Would there be a performance difference in terms of learning the GNN? It seems to me that both methods should learn the same thing.

This depends on how you implement them. They can do similar things in principle.

hockeybro12 · December 28, 2020, 10:04pm

I see.

Assuming I decide to do the first option (updating the negative sampler to give me the negative edges that need to be pushed apart), how would I actually do this? In the sample code I posted earlier, I used ids_to_push as a dictionary to store the destination nodes that the source nodes must be pushed apart from (so basically if node 5 was in the dictionary and needed to be pushed apart from node 6, then the negative edge for node 5 (dst) would be node 6).
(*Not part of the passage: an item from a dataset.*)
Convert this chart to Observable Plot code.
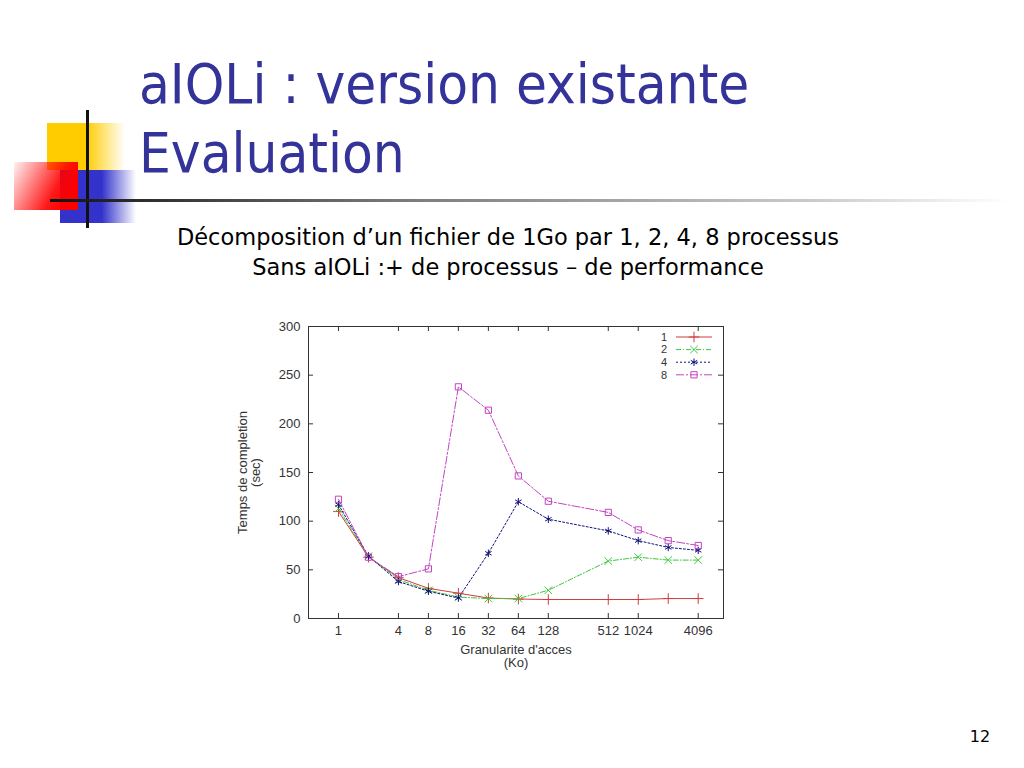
<!DOCTYPE html>
<html><head><meta charset="utf-8">
<script src="https://cdn.jsdelivr.net/npm/d3@7"></script>
<script src="https://cdn.jsdelivr.net/npm/@observablehq/plot@0.6"></script>
<style>
html,body{margin:0;padding:0;background:#fff}
body{width:1024px;height:768px;position:relative;overflow:hidden}
#deco{position:absolute;left:0;top:0}
#chart{position:absolute;left:220px;top:310px}
</style>
</head><body>
<svg id="deco" width="1024" height="768">
  <defs>
    <linearGradient id="gY" x1="0" x2="1" y1="0" y2="0">
      <stop offset="0" stop-color="#ffcc00"/><stop offset="0.5" stop-color="#ffcc00"/><stop offset="1" stop-color="#ffcc00" stop-opacity="0"/>
    </linearGradient>
    <linearGradient id="gB" x1="0" x2="1" y1="0" y2="0">
      <stop offset="0" stop-color="#3333cc"/><stop offset="0.55" stop-color="#3333cc"/><stop offset="1" stop-color="#3333cc" stop-opacity="0"/>
    </linearGradient>
    <linearGradient id="gR" x1="0" x2="1" y1="0" y2="0.4">
      <stop offset="0" stop-color="#ff0000" stop-opacity="0.05"/><stop offset="0.75" stop-color="#ff0000" stop-opacity="0.9"/><stop offset="1" stop-color="#ff0000"/>
    </linearGradient>
    <linearGradient id="gL" x1="0" x2="1" y1="0" y2="0">
      <stop offset="0" stop-color="#111"/><stop offset="0.35" stop-color="#777"/><stop offset="0.8" stop-color="#ccc"/><stop offset="1" stop-color="#fff"/>
    </linearGradient>
  </defs>
  <rect x="47" y="123" width="78" height="47" fill="url(#gY)"/>
  <rect x="60" y="170" width="76" height="53" fill="url(#gB)"/>
  <rect x="14" y="162" width="64" height="48" fill="url(#gR)"/>
  <rect x="86" y="110" width="3" height="118" fill="#111"/>
  <rect x="50" y="199" width="960" height="3" fill="url(#gL)"/>
  <g font-family="DejaVu Sans Condensed, DejaVu Sans, sans-serif" fill="#333399" font-size="56">
    <text x="139" y="103">aIOLi : version existante</text>
    <text x="139" y="172">Evaluation</text>
  </g>
  <g font-family="DejaVu Sans, sans-serif" fill="#000" font-size="22.5" text-anchor="middle">
    <text x="508" y="245">Décomposition d’un fichier de 1Go par 1, 2, 4, 8 processus</text>
    <text x="508" y="275">Sans aIOLi :+ de processus – de performance</text>
  </g>
  <text x="980" y="742" font-family="DejaVu Sans, sans-serif" font-size="16" text-anchor="middle">12</text>
</svg>
<div id="chart"></div>
<script>
// ---- data ----
const granularity = [1, 2, 4, 8, 16, 32, 64, 128, 512, 1024, 2048, 4096];
const proc1 = [110, 63, 42, 31, 26, 21, 20, 19.5, 19.5, 19.5, 20.5, 20.5];
const proc2 = [113, 64, 40, 29, 22, 20.5, 20.5, 29, 59, 63, 60, 60];
const proc4 = [117, 64, 38, 28, 21, 67, 120, 102, 90, 80, 73, 70];
const proc8 = [122.5, 63, 43, 51, 238, 214, 146.5, 120.5, 109, 91, 80, 75];
const seriesNames = ["1", "2", "4", "8"];
const xTickValues = [1, 4, 8, 16, 32, 64, 128, 512, 1024, 4096];
const yTickValues = [0, 50, 100, 150, 200, 250, 300];

// ---- styles ----
const styles = {
  "1": {color: "#d23c3c", dash: null, symbol: "plus"},
  "2": {color: "#3cc83c", dash: "5,2,1,2", symbol: "times"},
  "4": {color: "#10107a", dash: "2,2", symbol: "asterisk"},
  "8": {color: "#c244c2", dash: "8,2,2,2", symbol: "square"}
};
const values = {"1": proc1, "2": proc2, "4": proc4, "8": proc8};

const W = 520, H = 370, mL = 88, mR = 17, mT = 16, mB = 62;
const innerH = H - mT - mB, innerW = W - mL - mR, tick = 5;

const marks = [
  Plot.frame({stroke: "#333", strokeWidth: 1}),
  Plot.tickX(xTickValues, {x: d => d, insetTop: innerH - tick, stroke: "#333"}),
  Plot.tickX(xTickValues, {x: d => d, insetBottom: innerH - tick, stroke: "#333"}),
  Plot.tickY(yTickValues, {y: d => d, insetRight: innerW - tick, stroke: "#333"}),
  Plot.tickY(yTickValues, {y: d => d, insetLeft: innerW - tick, stroke: "#333"}),
  Plot.axisX({ticks: xTickValues, tickSize: 0, tickPadding: 7, tickFormat: d => String(d), label: null}),
  Plot.axisY({ticks: yTickValues, tickSize: 0, tickPadding: 8, tickFormat: d => String(d), label: null}),
  Plot.text(["Granularite d'acces\n(Ko)"], {frameAnchor: "bottom", dy: 26, lineAnchor: "top", textAnchor: "middle", lineHeight: 1.0, fill: "#333"}),
  Plot.text(["Temps de completion\n(sec)"], {frameAnchor: "left", dx: -59, rotate: -90, textAnchor: "middle", lineAnchor: "middle", lineHeight: 1.0, fill: "#333"})
];
for (const s of seriesNames) {
  const rows = granularity.map((g, i) => ({g, v: values[s][i]}));
  const st = styles[s];
  marks.push(Plot.line(rows, {x: "g", y: "v", stroke: st.color, strokeWidth: 1, strokeDasharray: st.dash}));
  marks.push(Plot.dot(rows, {x: "g", y: "v", stroke: st.color, fill: "none", symbol: st.symbol, r: 3.5, strokeWidth: 1}));
}

const plot = Plot.plot({
  width: W, height: H,
  marginLeft: mL, marginRight: mR, marginTop: mT, marginBottom: mB,
  x: {type: "log", base: 2, domain: [0.5, 7350]},
  y: {domain: [0, 300]},
  style: {fontFamily: "Liberation Sans, Arial, sans-serif", fontSize: "13px", color: "#333", background: "#fff"},
  marks
});
document.getElementById("chart").appendChild(plot);

// legend (inside top right of frame)
const svg = d3.select(plot);
const lg = svg.append("g").attr("font-family", "Liberation Sans, Arial, sans-serif").attr("font-size", 11).attr("fill", "#333");
const symMap = {plus: d3.symbolPlus, times: d3.symbolTimes, asterisk: d3.symbolAsterisk, square: d3.symbolSquare};
const right = W - mR;
seriesNames.forEach((s, i) => {
  const st = styles[s];
  const y = mT + 11 + i * 12.6;
  lg.append("text").attr("x", right - 56).attr("y", y).attr("dy", "0.35em").attr("text-anchor", "end").text(s);
  lg.append("line").attr("x1", right - 47).attr("x2", right - 11).attr("y1", y).attr("y2", y)
    .attr("stroke", st.color).attr("stroke-dasharray", st.dash);
  lg.append("path").attr("transform", `translate(${right - 29},${y})`)
    .attr("d", d3.symbol(symMap[st.symbol], Math.PI * 3.5 * 3.5)())
    .attr("fill", "none").attr("stroke", st.color);
});
</script>
</body></html>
If I do this, would I just call EdgeDataLoader with my custom sampler and pass in the extra ids_to_push dict as an argument? Would this be the best and most efficient way?

After that, I need to figure out in which cases the destination nodes were chosen based on ids_to_push, so that I can minimize the score for those pair of nodes so that they end up getting pushed apart. How do I do this?

mufeili · December 29, 2020, 7:03pm

Assuming I decide to do the first option (updating the negative sampler to give me the negative edges that need to be pushed apart), how would I actually do this? In the sample code I posted earlier, I used ids_to_push as a dictionary to store the destination nodes that the source nodes must be pushed apart from (so basically if node 5 was in the dictionary and needed to be pushed apart from node 6, then the negative edge for node 5 (dst ) would be node 6). If I do this, would I just call EdgeDataLoader with my custom sampler and pass in the extra ids_to_push dict as an argument? Would this be the best and most efficient way?

You can define a class that takes in ids_to_push for __init__.

After that, I need to figure out in which cases the destination nodes were chosen based on ids_to_push , so that I can minimize the score for those pair of nodes so that they end up getting pushed apart. How do I do this?

Why do you want to know that? Can’t you directly follow the user guide and minimize scores on the negative samples?

hockeybro12 · December 30, 2020, 7:05am

Are you saying that I change nothing about my model except for adding a negative sampler to specifically sample certain destination nodes based on if they need to be pushed apart? I guess this will work, but shouldn’t I add a penalty or something to the loss to emphasize those ones in particular? Kind of like how you did with the delta term at the start of our discussion?

hockeybro12 · December 30, 2020, 7:13am

@mufeili

Also, it seems like the code I gave earlier doesn’t work directly, as src is actually a tensor with a lot of node ID’s, so I can’t just do a direct lookup. I could iterate and then build the return tensor (maybe by converting everything to numpy first), but do you have any ideas of a more efficient way?

def _generate(self, g, eids, canonical_etype):
   # self.ids_to_push is a dictionary mapping from source node to destination node that should be selected whenever the source node exists in the dictionary
    _, _, vtype = canonical_etype
    shape = F.shape(eids)
    dtype = F.dtype(eids)
    ctx = F.context(eids)
    shape = (shape[0] * self.k,)
    src, _ = g.find_edges(eids, etype=canonical_etype)
    src = F.repeat(src, self.k, 0)
    if self.ids_to_push is not None and src in self.ids_to_push:
        print("in the push")
        dst = ids_to_push[src]
    else:
        dst = F.randint(shape, dtype, ctx, 0, g.number_of_nodes(vtype))
    return src, dst

mufeili · January 4, 2021, 4:18am

You can do something similar to the loss function here.

mufeili · January 4, 2021, 4:23am

I don’t think you necessarily need to push away some nodes from the source nodes and you just want to separate some particular pairs of nodes, right? In this case, you don’t necessarily need to sample negative destination nodes from a distribution conditioned upon the source nodes. You can simply sample negative pairs of nodes directly.

system · February 3, 2021, 4:23am

This topic was automatically closed 30 days after the last reply. New replies are no longer allowed.